Meine Laune ist nun doch im Keller. Entschlossen, den Rest des Tages abseits von Gewusel umhüllt von einer warmen Decke aus schlechten TV-Formaten zu verbringen, bemühe ich mich um die Rekonstruktion des gestrigen Gesprächsteils über alternative Wohnorte. War da etwas Gutes dabei?
Die Frage nach dem Weg, den diese Stadt einschlägt, pocht in meinem Kopf. Und dann muss ich an ein Straßenschild aus dem Nordkiez Friedrichhains denken.

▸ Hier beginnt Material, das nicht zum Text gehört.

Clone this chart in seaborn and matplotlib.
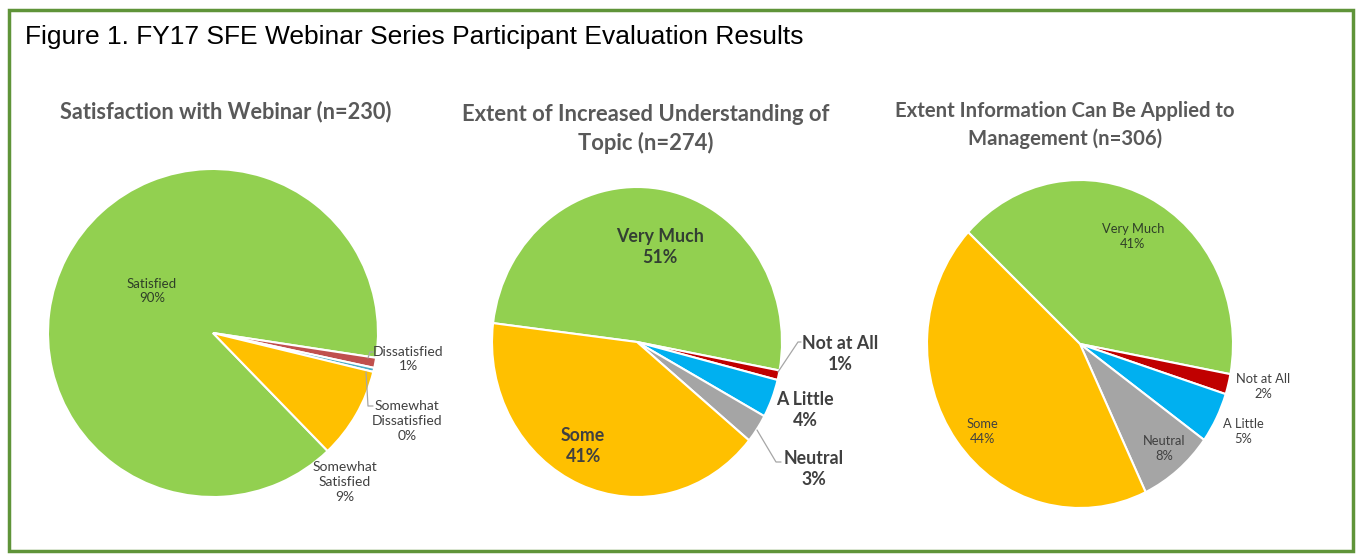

Denn unweit von hier gibt es eine Wohngegend, die mit einschläfernd gleich aussehenden Linien von Reihenhäusern asphaltiert ist. Ihre Fassaden sind in einer beschämenden Farbauswahl aus dem unspektakulären Spektrum zwischen Weiß und Hellgrau getönt. Einmal habe ich dort eine glatt gekämmte Katze in den minimalistischen Vorgärten auf Fliegenjagd gehen sehen. Etwas Spannenderes kann ich über diesen Ort nicht berichten, aber vielleicht wissen Sie ja mehr.
Jedenfalls, inmitten dieser Anreihungen von baukastenähnlichen Neubaufronten gibt es eine kleine Straße, die heißt „Zum Langen Jammer“.